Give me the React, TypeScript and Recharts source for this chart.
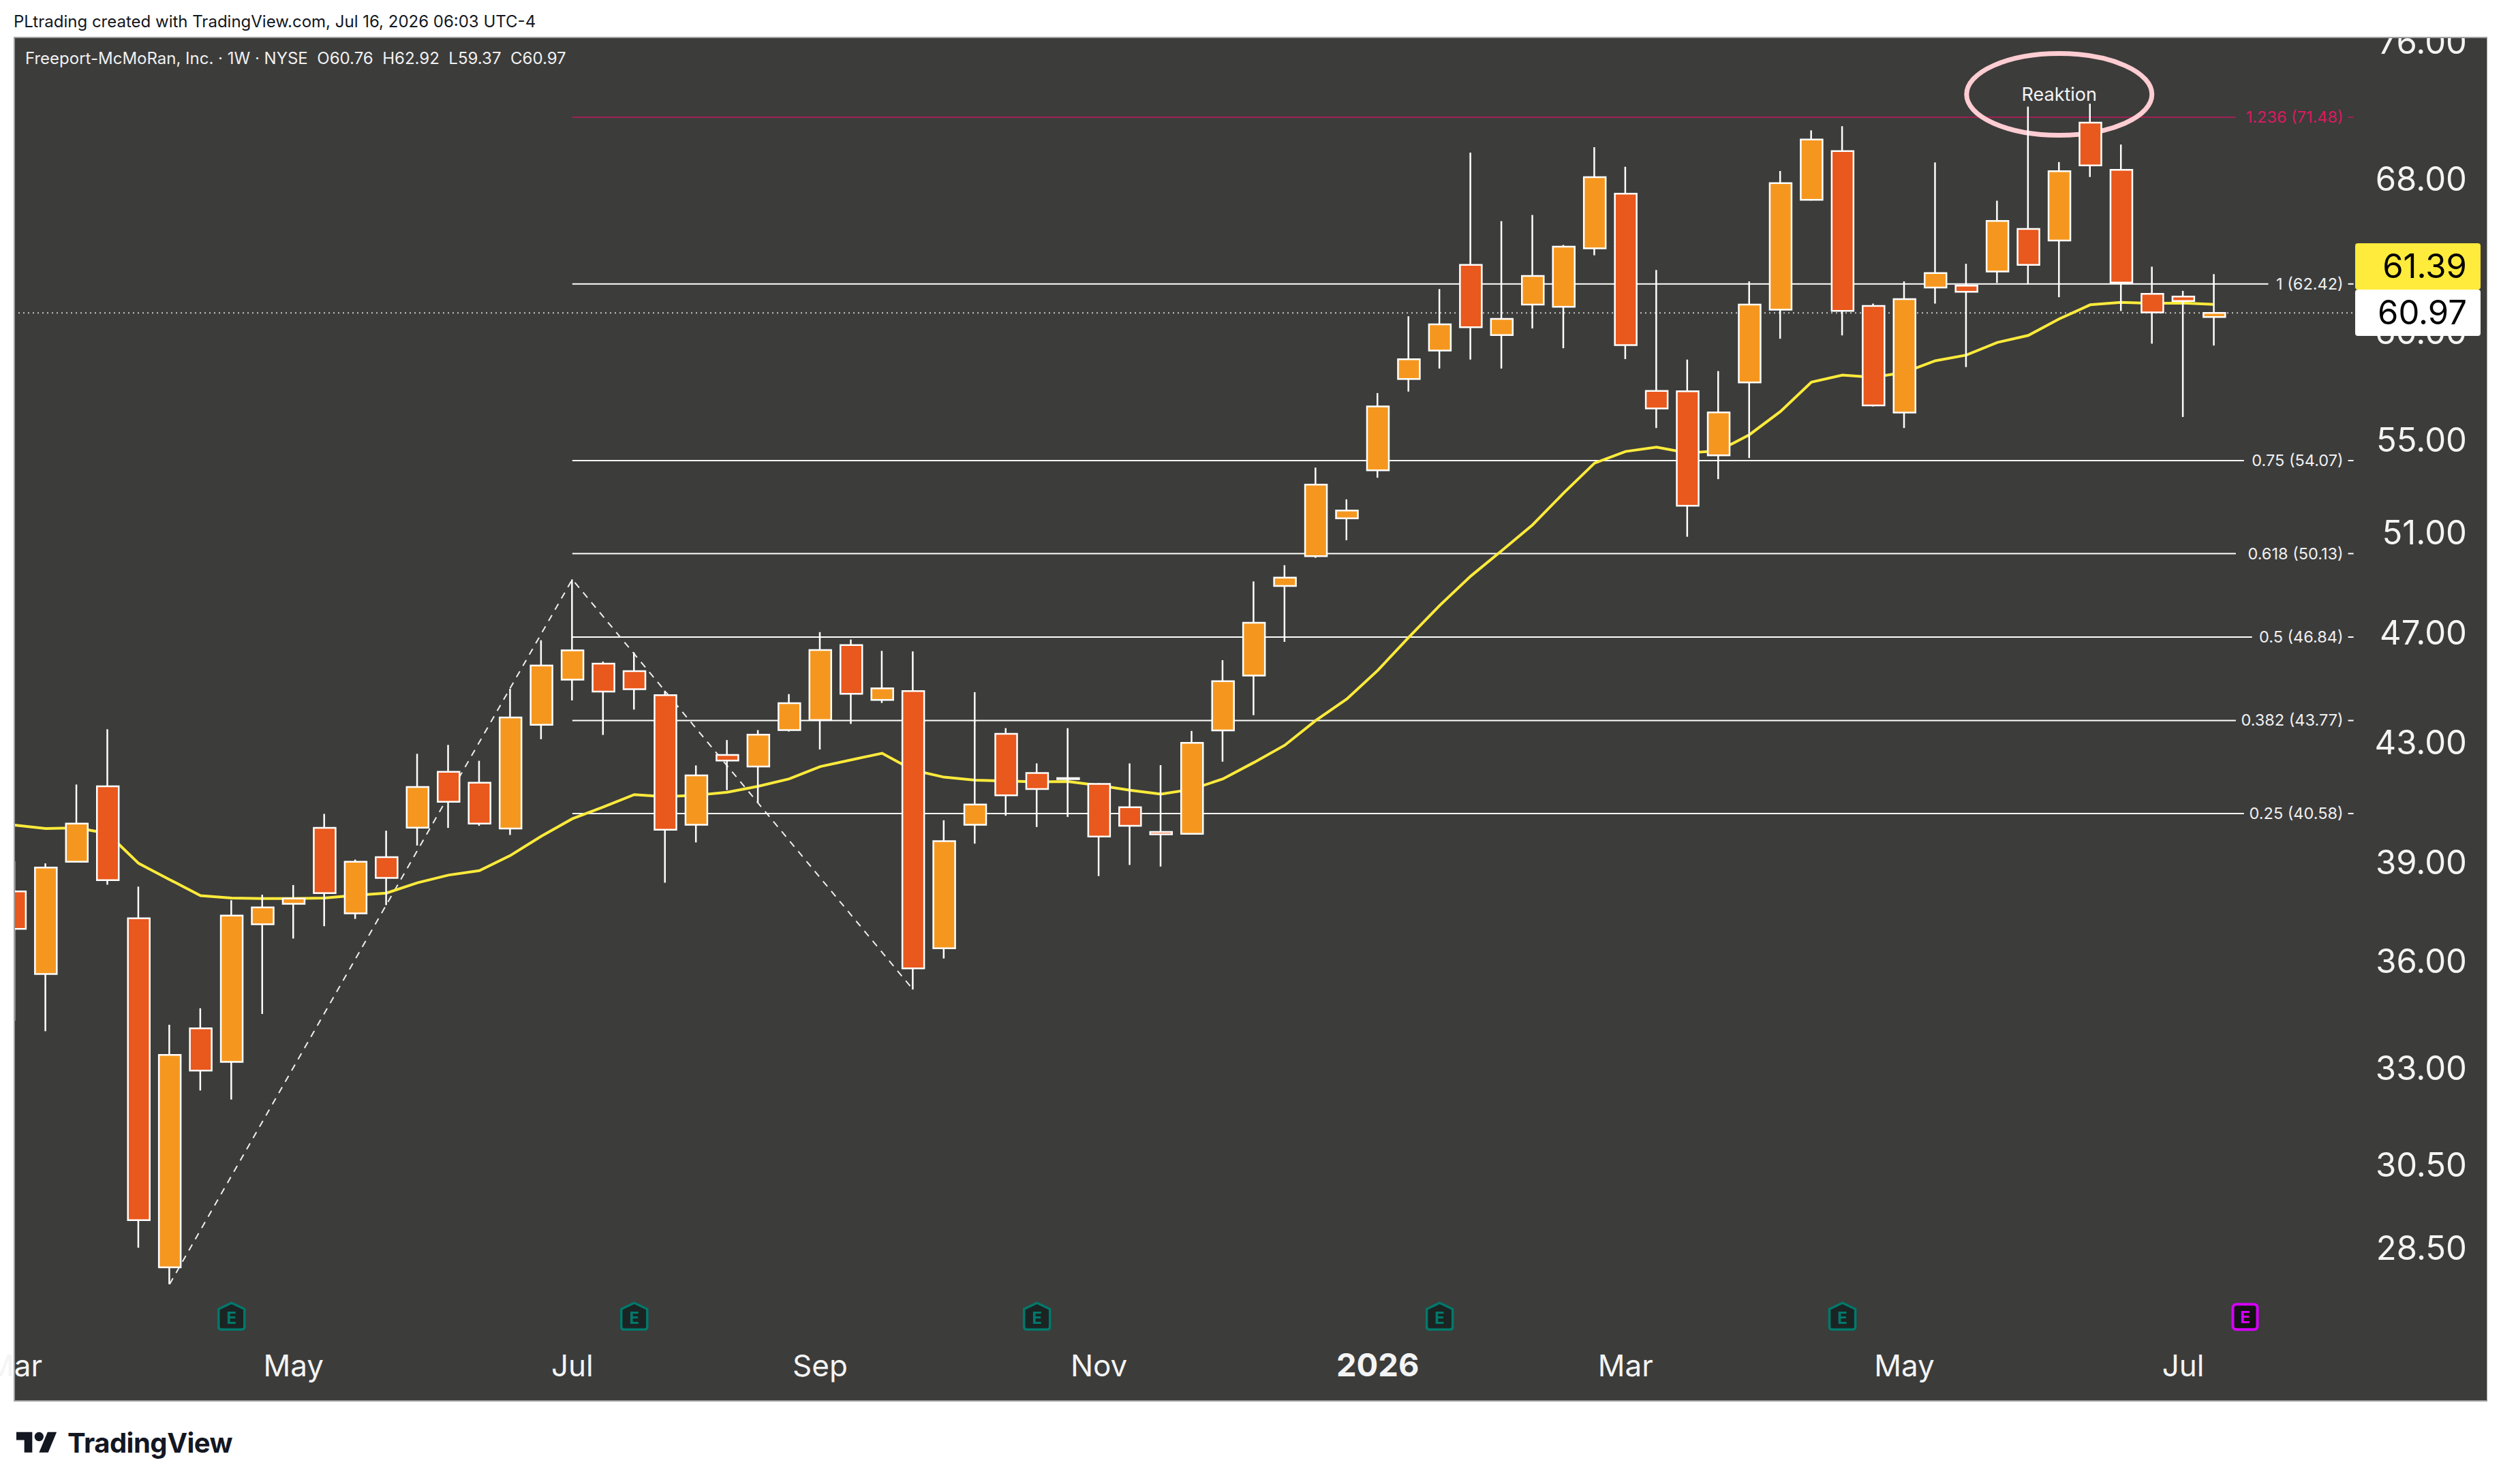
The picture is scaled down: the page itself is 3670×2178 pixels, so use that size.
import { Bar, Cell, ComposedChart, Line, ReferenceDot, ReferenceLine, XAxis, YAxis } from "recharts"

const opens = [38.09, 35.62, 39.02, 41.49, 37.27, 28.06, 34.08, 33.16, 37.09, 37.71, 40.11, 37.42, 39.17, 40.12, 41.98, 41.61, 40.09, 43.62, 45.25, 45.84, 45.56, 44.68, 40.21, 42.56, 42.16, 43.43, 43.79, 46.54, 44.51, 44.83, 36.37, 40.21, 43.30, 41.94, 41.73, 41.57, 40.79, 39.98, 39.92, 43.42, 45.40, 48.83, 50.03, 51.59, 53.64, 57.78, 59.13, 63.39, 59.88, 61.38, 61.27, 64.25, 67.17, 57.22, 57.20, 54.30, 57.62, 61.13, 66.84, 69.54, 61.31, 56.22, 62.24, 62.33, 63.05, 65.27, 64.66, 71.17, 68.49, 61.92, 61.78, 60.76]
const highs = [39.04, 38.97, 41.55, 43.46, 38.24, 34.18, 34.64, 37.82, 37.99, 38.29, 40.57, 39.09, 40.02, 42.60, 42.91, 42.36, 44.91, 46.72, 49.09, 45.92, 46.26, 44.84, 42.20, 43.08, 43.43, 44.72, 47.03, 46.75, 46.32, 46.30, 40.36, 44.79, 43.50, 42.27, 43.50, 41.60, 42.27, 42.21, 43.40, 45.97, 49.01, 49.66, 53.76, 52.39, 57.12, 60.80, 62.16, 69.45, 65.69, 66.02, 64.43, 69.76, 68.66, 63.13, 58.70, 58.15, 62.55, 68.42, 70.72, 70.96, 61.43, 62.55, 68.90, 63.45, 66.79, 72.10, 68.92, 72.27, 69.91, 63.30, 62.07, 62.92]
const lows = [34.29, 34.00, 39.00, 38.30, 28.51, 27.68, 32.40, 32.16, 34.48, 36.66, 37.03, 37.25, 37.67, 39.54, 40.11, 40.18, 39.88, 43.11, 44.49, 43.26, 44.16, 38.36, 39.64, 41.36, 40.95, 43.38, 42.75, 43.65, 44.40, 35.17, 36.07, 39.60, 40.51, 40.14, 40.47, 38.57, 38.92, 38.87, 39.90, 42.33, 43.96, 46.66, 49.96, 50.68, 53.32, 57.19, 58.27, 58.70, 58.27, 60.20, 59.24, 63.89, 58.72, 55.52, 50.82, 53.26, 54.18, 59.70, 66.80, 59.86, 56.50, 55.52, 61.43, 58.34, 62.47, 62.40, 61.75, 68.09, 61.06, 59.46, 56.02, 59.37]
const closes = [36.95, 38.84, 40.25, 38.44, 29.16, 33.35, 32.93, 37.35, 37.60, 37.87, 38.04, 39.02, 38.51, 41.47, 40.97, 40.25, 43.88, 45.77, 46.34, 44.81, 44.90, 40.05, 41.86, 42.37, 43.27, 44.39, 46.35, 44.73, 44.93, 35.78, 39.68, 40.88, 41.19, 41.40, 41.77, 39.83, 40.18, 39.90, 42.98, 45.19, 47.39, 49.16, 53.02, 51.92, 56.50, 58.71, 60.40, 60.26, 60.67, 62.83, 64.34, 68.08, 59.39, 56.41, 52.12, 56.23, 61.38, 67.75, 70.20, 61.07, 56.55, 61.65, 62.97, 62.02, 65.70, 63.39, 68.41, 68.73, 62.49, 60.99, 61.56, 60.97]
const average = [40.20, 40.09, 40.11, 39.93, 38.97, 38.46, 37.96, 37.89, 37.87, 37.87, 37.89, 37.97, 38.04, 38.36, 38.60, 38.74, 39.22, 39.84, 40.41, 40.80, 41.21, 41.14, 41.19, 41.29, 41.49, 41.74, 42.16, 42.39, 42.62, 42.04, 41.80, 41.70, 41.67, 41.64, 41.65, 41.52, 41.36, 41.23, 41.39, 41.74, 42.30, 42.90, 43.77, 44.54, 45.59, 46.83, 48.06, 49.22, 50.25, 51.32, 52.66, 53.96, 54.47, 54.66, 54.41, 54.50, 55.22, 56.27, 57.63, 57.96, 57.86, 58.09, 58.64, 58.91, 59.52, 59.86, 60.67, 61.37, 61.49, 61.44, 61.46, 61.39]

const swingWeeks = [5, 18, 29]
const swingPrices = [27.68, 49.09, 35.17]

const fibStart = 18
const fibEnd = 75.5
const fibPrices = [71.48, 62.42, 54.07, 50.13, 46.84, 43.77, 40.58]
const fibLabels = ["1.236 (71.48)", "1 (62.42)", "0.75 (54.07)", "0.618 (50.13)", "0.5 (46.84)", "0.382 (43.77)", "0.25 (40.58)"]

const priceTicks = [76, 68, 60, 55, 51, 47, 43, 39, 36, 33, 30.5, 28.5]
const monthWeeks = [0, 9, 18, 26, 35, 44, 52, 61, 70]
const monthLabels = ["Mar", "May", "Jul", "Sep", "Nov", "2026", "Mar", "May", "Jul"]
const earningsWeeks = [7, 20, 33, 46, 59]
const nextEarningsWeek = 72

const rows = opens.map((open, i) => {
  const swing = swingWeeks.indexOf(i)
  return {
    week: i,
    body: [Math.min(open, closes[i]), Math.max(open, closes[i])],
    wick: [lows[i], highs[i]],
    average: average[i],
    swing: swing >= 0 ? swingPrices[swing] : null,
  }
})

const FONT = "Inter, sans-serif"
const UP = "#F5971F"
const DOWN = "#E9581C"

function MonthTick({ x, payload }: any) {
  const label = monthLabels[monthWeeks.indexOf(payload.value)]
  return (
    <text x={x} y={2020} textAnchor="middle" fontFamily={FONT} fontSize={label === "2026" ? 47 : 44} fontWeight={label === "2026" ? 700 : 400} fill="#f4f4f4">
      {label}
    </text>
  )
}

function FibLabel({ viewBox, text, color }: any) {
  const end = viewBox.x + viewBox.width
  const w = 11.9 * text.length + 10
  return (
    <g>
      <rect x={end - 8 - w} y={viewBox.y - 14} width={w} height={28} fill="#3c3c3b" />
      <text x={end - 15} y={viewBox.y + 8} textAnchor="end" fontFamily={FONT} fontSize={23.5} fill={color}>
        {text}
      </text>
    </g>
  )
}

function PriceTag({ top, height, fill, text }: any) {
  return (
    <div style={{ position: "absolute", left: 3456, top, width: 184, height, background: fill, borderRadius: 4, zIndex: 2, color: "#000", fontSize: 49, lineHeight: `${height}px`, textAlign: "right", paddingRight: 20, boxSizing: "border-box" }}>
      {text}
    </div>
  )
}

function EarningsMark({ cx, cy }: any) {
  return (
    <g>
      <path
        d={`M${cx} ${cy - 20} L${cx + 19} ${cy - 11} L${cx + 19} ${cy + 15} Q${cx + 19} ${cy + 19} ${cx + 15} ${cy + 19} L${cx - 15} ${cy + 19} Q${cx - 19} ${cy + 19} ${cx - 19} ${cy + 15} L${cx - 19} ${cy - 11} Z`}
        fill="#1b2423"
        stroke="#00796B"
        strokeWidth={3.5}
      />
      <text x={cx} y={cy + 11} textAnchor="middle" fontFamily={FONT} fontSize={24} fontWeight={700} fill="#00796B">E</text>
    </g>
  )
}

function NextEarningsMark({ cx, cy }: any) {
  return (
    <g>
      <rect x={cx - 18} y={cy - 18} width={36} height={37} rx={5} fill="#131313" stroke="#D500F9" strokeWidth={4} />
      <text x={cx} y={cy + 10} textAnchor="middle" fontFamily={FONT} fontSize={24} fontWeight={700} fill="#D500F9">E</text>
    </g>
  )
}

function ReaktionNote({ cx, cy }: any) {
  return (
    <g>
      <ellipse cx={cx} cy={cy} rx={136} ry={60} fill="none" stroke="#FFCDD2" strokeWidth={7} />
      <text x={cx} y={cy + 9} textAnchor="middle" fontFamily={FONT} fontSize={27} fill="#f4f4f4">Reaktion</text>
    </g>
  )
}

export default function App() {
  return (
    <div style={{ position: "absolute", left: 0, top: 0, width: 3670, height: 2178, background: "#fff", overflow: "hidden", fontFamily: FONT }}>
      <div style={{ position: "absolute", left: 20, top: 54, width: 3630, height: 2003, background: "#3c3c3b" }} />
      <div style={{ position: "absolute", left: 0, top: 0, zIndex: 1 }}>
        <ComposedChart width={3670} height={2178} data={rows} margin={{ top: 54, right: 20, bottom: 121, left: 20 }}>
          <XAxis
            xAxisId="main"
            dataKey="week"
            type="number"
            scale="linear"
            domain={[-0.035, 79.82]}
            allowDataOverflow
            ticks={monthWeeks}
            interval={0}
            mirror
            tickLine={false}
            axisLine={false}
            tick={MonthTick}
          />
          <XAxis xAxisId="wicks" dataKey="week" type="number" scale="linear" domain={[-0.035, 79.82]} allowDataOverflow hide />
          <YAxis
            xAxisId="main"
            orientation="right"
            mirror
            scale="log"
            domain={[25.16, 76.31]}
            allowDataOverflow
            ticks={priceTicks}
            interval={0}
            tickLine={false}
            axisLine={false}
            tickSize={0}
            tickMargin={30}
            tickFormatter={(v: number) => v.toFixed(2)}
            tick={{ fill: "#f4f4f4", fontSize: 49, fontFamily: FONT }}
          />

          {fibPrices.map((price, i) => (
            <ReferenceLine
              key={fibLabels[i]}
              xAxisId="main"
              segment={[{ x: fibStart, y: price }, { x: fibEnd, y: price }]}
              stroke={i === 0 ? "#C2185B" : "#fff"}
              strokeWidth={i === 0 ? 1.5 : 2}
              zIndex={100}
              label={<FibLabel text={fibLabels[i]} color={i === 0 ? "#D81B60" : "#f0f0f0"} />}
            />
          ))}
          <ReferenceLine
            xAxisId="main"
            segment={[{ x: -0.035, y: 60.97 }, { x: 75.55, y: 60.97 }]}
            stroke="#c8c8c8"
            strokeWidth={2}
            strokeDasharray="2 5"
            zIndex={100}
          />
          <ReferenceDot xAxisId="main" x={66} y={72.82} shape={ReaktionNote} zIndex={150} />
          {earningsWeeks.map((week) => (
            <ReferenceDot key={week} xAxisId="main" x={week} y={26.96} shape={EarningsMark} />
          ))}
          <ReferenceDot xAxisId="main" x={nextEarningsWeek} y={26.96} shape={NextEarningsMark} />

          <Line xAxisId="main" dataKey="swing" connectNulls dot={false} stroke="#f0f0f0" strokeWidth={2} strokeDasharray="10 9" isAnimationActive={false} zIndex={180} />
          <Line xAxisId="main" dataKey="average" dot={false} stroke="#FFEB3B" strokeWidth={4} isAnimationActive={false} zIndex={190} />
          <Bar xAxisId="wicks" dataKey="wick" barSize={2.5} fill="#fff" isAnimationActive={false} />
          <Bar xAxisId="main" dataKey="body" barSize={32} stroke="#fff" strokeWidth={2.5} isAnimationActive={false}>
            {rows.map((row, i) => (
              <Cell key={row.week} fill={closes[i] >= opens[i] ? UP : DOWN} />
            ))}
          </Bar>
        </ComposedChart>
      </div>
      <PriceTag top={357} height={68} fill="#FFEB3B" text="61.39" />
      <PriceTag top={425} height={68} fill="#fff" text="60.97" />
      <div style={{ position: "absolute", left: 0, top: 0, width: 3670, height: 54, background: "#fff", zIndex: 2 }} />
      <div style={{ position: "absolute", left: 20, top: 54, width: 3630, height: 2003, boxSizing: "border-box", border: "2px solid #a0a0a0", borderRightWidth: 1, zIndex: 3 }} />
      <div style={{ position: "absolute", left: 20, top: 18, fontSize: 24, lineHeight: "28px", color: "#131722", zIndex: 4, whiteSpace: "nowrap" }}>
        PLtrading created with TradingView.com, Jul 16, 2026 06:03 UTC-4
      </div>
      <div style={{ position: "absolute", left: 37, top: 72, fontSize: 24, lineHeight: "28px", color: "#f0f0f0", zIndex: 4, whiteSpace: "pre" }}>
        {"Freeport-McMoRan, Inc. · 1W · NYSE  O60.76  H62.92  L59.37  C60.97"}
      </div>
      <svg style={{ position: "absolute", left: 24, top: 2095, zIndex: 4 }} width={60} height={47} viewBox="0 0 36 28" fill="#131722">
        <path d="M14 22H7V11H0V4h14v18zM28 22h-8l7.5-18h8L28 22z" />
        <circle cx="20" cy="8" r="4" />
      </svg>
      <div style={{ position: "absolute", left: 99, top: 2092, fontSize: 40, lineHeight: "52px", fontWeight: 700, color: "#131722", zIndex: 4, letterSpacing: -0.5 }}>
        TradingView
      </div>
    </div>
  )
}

#####

▶ _GOAL OF THE EXERCISE_: Using the data above, transcribe the lines that run from the line with "The picture is" to the line with "ReferenceLine, XAxis, YAxis", both ends kept, and output nothing else.

▶ _TASK ANSWER_:
The picture is scaled down: the page itself is 3670×2178 pixels, so use that size.
import { Bar, Cell, ComposedChart, Line, ReferenceDot, ReferenceLine, XAxis, YAxis } from "recharts"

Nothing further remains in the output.